Exemption for foreign-sourced IP income under the new FSIE regime
Prior to the new FSIE regime, foreign-sourced IP income received by a person in Hong Kong was generally assessed to tax based on Hong Kong’s “territorial/source principle”: that is, one looks to what the taxpayer has done to earn the profits in question. If those profit-producing activities took place in Hong Kong, the corresponding profits would be taxed. So if a person developed, or purchased, IP abroad and then licensed it offshore, any royalty income it may receive in Hong Kong would unlikely be taxed, as all relevant profit-producing activities (the development/acquisition and licensing) had occurred offshore. Sometimes this allowed multinational organizations to structure their operations in such a way that royalties from IP developed elsewhere would be received in Hong Kong and benefit from the source-based profits tax regime. For completeness, note that under certain existing provisions in the IRO (unrelated to the new FSIE regime), even if the IP income would not have been subject to profits tax under the source principle and the IP is used outside of Hong Kong, the recipient of the IP income would still be subject to tax. For example, if the recipient receives the IP income from a taxpayer who had treated the payment as a deductible expense for its own profits tax liability in Hong Kong, or if the IP was generated from research and development (“R&D“) activities of a taxpayer in Hong Kong who had deducted expenses for such R&D in its profits tax assessment.
Under the new FSIE regime, all foreign-sourced income derived from IP (which, under the source principle, would have been treated as arising in or deriving from outside of Hong Kong) received by an MNE entity in Hong Kong would be assessable to profits tax in Hong Kong, subject to the “nexus” (effectively local R&D) carve-out.
The nexus requirement, based on the “nexus approach” of the OECD, is to ensure that a minimum amount of R&D is done locally before income from such R&D can be exempt from profits tax under the new FSIE regime. The proportion of local R&D expenditure (whether carried out by the MNE entity, its associate that is Hong Kong-resident or a non-associated person on its behalf) is used as a proxy for substantial economic activities: it helps to draw a plausible connection between the royalty income received and the expenditures incurred in or from Hong Kong that contribute to that income.

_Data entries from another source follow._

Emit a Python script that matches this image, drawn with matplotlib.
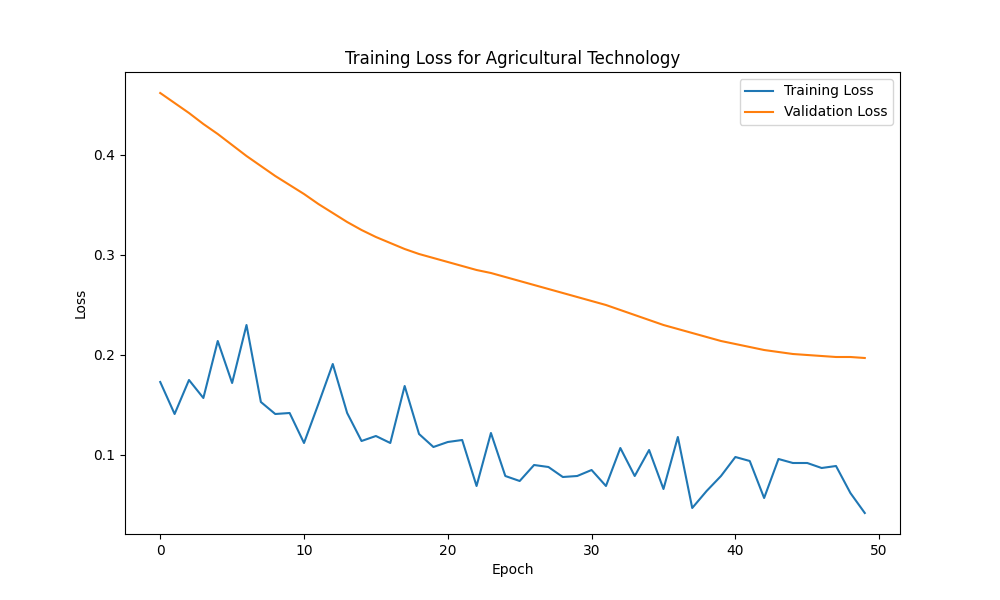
import matplotlib
matplotlib.use('Agg')
import matplotlib.pyplot as plt

epochs = list(range(50))
train_loss = [0.173, 0.141, 0.175, 0.157, 0.214, 0.172, 0.230, 0.153, 0.141, 0.142,
              0.112, 0.151, 0.191, 0.142, 0.114, 0.119, 0.112, 0.169, 0.121, 0.108,
              0.113, 0.115, 0.069, 0.122, 0.079, 0.074, 0.090, 0.088, 0.078, 0.079,
              0.085, 0.069, 0.107, 0.079, 0.105, 0.066, 0.118, 0.047, 0.064, 0.079,
              0.098, 0.094, 0.057, 0.096, 0.092, 0.092, 0.087, 0.089, 0.062, 0.042]
val_loss = [0.462, 0.452, 0.442, 0.431, 0.421, 0.410, 0.399, 0.389, 0.379, 0.370,
            0.361, 0.351, 0.342, 0.333, 0.325, 0.318, 0.312, 0.306, 0.301, 0.297,
            0.293, 0.289, 0.285, 0.282, 0.278, 0.274, 0.270, 0.266, 0.262, 0.258,
            0.254, 0.250, 0.245, 0.240, 0.235, 0.230, 0.226, 0.222, 0.218, 0.214,
            0.211, 0.208, 0.205, 0.203, 0.201, 0.200, 0.199, 0.198, 0.198, 0.197]

fig, ax = plt.subplots(figsize=(10, 6), dpi=100)
ax.plot(epochs, train_loss, label='Training Loss')
ax.plot(epochs, val_loss, label='Validation Loss')
ax.set_title('Training Loss for Agricultural Technology')
ax.set_xlabel('Epoch')
ax.set_ylabel('Loss')
ax.legend()
plt.savefig('out.png')
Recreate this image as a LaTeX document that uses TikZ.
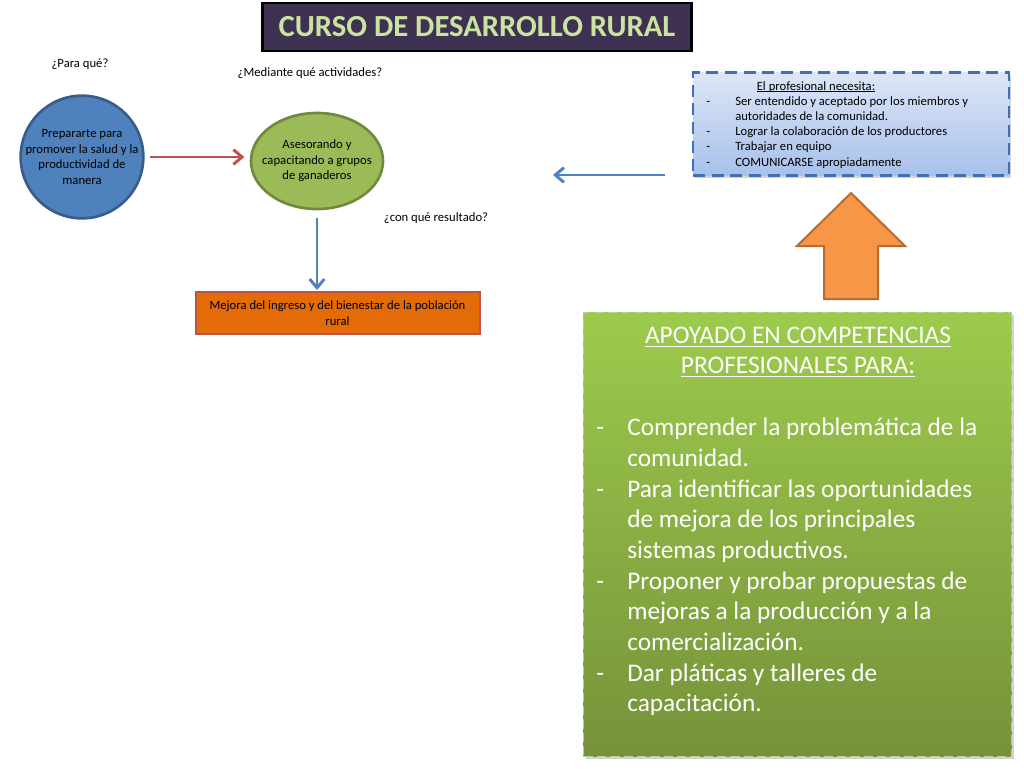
\documentclass[tikz,border=0pt]{standalone}
\usepackage{fontspec}
\setmainfont{Carlito}
\usetikzlibrary{arrows.meta,shadows,shapes.geometric}
\definecolor{titlebg}{HTML}{3F3151}
\definecolor{titletext}{HTML}{CBE3A0}
\definecolor{oblue}{HTML}{4F81BD}
\definecolor{oblueb}{HTML}{385D8A}
\definecolor{ogreen}{HTML}{9BBB59}
\definecolor{ogreenb}{HTML}{71893F}
\definecolor{ored}{HTML}{C0504D}
\definecolor{oorange}{HTML}{E36C09}
\definecolor{lorange}{HTML}{F79646}
\definecolor{lorangeb}{HTML}{B66D31}
\definecolor{boxtop}{HTML}{DCE6F8}
\definecolor{boxbot}{HTML}{A8C0EA}
\definecolor{boxdash}{HTML}{3E70B5}
\definecolor{gtop}{HTML}{9CCB4C}
\definecolor{gbot}{HTML}{76923A}
\definecolor{gdash}{HTML}{B8CFA0}
\newlength\ulwd
\newcommand{\ulx}[1]{\settowidth{\ulwd}{#1}\rlap{\rule[-0.15em]{\ulwd}{0.06em}}#1}
\begin{document}
\begin{tikzpicture}[x=0.75pt,y=-0.75pt,
  small/.style={font=\fontsize{9.5}{11.6}\selectfont},
  smallline/.style={small,inner sep=0pt,text height=8.5pt,text depth=2.2pt},
  bigline/.style={font=\fontsize{19}{23}\selectfont,text=white,inner sep=0pt,text height=17pt,text depth=4.4pt},
  redarrow/.style={draw=ored,line width=2.2pt,-{Straight Barb[length=6.5pt,width=11pt]}},
  bluearrow/.style={draw=oblue,line width=2.2pt,-{Straight Barb[length=6.5pt,width=11pt]}},
  softshadow/.style={drop shadow={opacity=0.35,shadow xshift=1.5pt,shadow yshift=-2pt}}]
\useasboundingbox (0,0) rectangle (1024,768);
\fill[white] (0,0) rectangle (1024,768);

% title
\node[draw=black,line width=2.2pt,fill=titlebg,minimum width=322pt,minimum height=36pt,inner sep=0pt,
  text=titletext,font=\fontsize{23}{27}\bfseries\selectfont] (title) at (477,27) {CURSO DE DESARROLLO RURAL};

% questions
\node[small] (q1) at (80,64) {¿Para qué?};
\node[small] (q2) at (310,73) {¿Mediante qué actividades?};
\node[small] (q3) at (436,218) {¿con qué resultado?};

% circle and ellipse
\node[ellipse,draw=oblueb,line width=2pt,fill=oblue,minimum width=92pt,minimum height=92pt,inner sep=0pt,
  label={[small,align=center]center:Prepararte para\\promover la salud y la\\productividad de\\manera}] (goal) at (82,157) {};
\node[ellipse,draw=ogreenb,line width=2pt,fill=ogreen,minimum width=99pt,minimum height=72pt,inner sep=0pt,
  label={[small,align=center]center:Asesorando y\\capacitando a grupos\\de ganaderos}] (act) at (317,161) {};

% result
\node[draw=ored,line width=1.5pt,fill=oorange,minimum width=213pt,minimum height=31pt,inner sep=0pt,
  align=center,small] (res) at (337.5,313) {Mejora del ingreso y del bienestar de la población\\rural};

\draw[redarrow,shorten <=4pt,shorten >=4pt] (goal.east) -- (goal.east -| act.west);
\draw[bluearrow,shorten <=6pt,shorten >=1pt] (act.south) -- (act.south |- res.north);

% top right box
\node[draw=boxdash,line width=2.2pt,dash pattern=on 9pt off 5pt,top color=boxtop,bottom color=boxbot,
  minimum width=237pt,minimum height=77pt,softshadow] (need) at (851,124) {};
\node[smallline] (nh) at (816,86) {\ulx{El profesional necesita:}};
\foreach \y/\t [count=\i] in {101/Ser entendido y aceptado por los miembros y,116/autoridades de la comunidad.,131/Lograr la colaboración de los productores,146/Trabajar en equipo,162/COMUNICARSE apropiadamente}
  {\node[smallline,anchor=west] (n\i) at (735,\y) {\t};}
\foreach \y [count=\i] in {101,131,146,162}
  {\node[smallline,anchor=west] (nd\i) at (706,\y) {-};}

\coordinate (la) at (665,175);
\coordinate (lb) at (553,175);
\draw[bluearrow] (la) -- (lb);

% orange block arrow
\draw[draw=lorangeb,line width=1.5pt,fill=lorange,line join=miter]
  (824,299) -- (824,246) -- (797,246) -- (851,193) -- (905,246) -- (878,246) -- (878,299) -- cycle;

% big green box
\node[draw=gdash,line width=1.2pt,dash pattern=on 7pt off 3pt,top color=gtop,bottom color=gbot,
  minimum width=321pt,minimum height=333pt,softshadow] (comp) at (797.5,534.5) {};
\node[bigline] (h1) at (798,335) {\ulx{APOYADO EN COMPETENCIAS}};
\node[bigline] (h2) at (798,365) {\ulx{PROFESIONALES PARA:}};
\foreach \y/\t [count=\i] in {427/Comprender la problemática de la,458/comunidad.,489/Para identificar las oportunidades,519/de mejora de los principales,550/sistemas productivos.,581/Proponer y probar propuestas de,611/mejoras a la producción y a la,642/comercialización.,673/Dar pláticas y talleres de,703/capacitación.}
  {\node[bigline,anchor=west] (c\i) at (627,\y) {\t};}
\foreach \y [count=\i] in {427,489,581,673}
  {\node[bigline,anchor=west] (cd\i) at (596,\y) {-};}
\end{tikzpicture}
\end{document}
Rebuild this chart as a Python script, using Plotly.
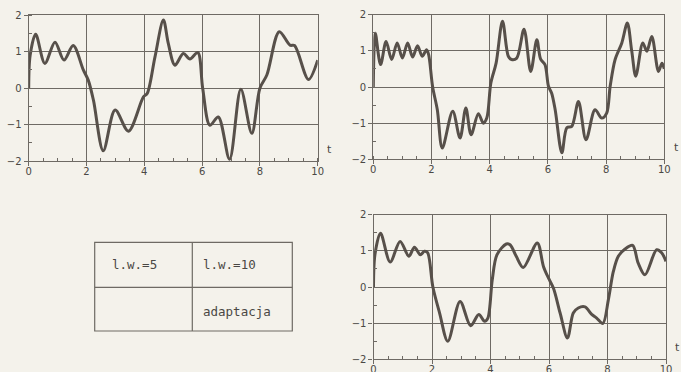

The nexus carve-out only applies to income earned on “qualifying IP assets”, which covers patents granted or patent applications made under the Patent Ordinance (Cap. 514), a copyright subsisting in software under the Copyright Ordinance (Cap. 528) and such IPs granted, made or subsisting under laws of overseas jurisdictions. It does not, however, cover trademarks and other IPs.
In other words, to determine how much of an MNE entity’s foreign-sourced IP income received in Hong Kong is tax exempt under the nexus requirement, one multiplies (a) the income it receives from the qualifying IP assets (i.e., copyrights or patents) by (b) the ratio of its qualifying R&D expenditures (multiplied by a super deduction multiplier of 130%) to its total expenditures (qualifying or otherwise) incurred in respect of the relevant qualifying IP assets.
Although primarily a tax-driven initiative, it is hoped that the new FSIE regime can help spur greater R&D investment in Hong Kong.
On the whole, the new FSIE regime brings Hong Kong into alignment with international tax standards, but could present an increased tax compliance burden for multinationals with a presence in Hong Kong.